In the context of neural networks, saturation refers to a situation where the output of an activation function or neuron becomes very close to the function’s minimum or maximum value (asymptotic ends), and small changes in the input have little to no effect on the output. This limits the information propagated to the next layer. For example: In the sigmoid activation function, as the input becomes extremely positive or negative, the output approaches 1 or 0, respectively, and the gradient (derivative) of the function becomes very close to zero. In the hyperbolic tangent (tanh) activation function, a similar saturation occurs for very large positive or negative inputs, resulting in output values close to 1 or -1.

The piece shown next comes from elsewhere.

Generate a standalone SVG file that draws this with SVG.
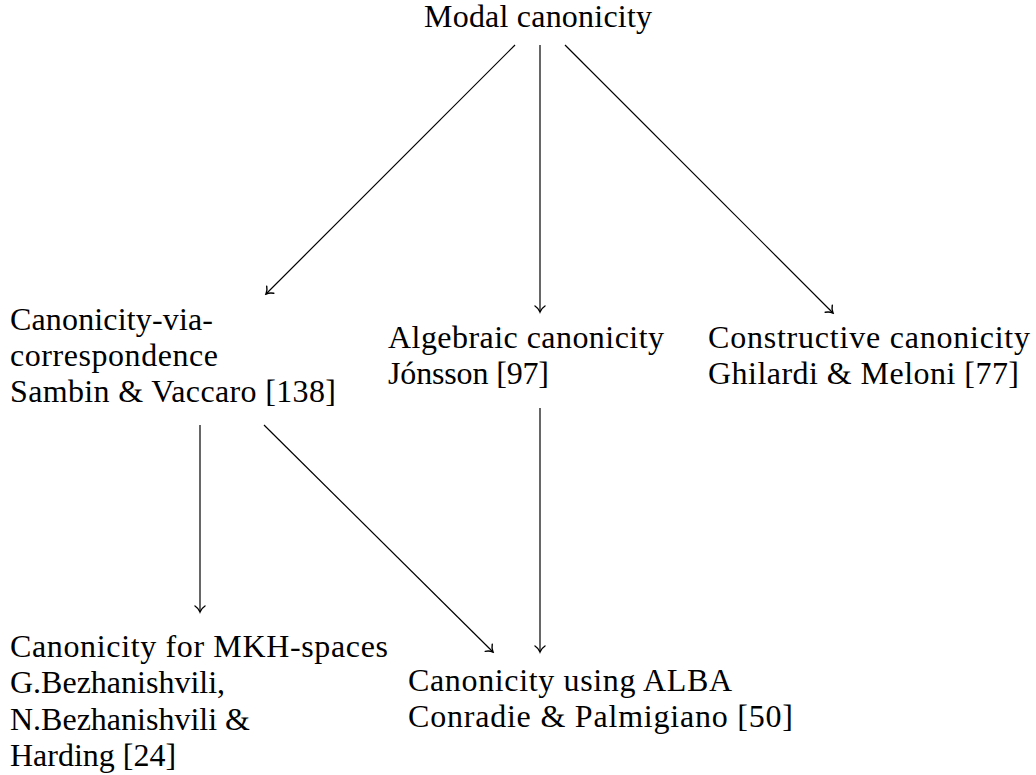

Saturation becomes a critical issue in neural network training as it leads to the vanishing gradient problem, limiting the model’s information capacity and its ability to learn complex patterns in the data. When a unit is saturated, small changes to its incoming weights will hardly impact the unit’s output. Consequently, a weight optimization training algorithm will face difficulty in determining whether this weight change positively or negatively affected the neural network’s performance. The training algorithm would ultimately reach a standstill, preventing any further learning from taking place.

To address saturation-related issues, many modern neural networks use activation functions like Rectified Linear Unit (ReLU) and its variants, which do not saturate for positive inputs and allow gradients to flow more freely during training. Additionally, techniques like batch normalization and skip connections have been introduced to mitigate saturation-related problems in deep networks.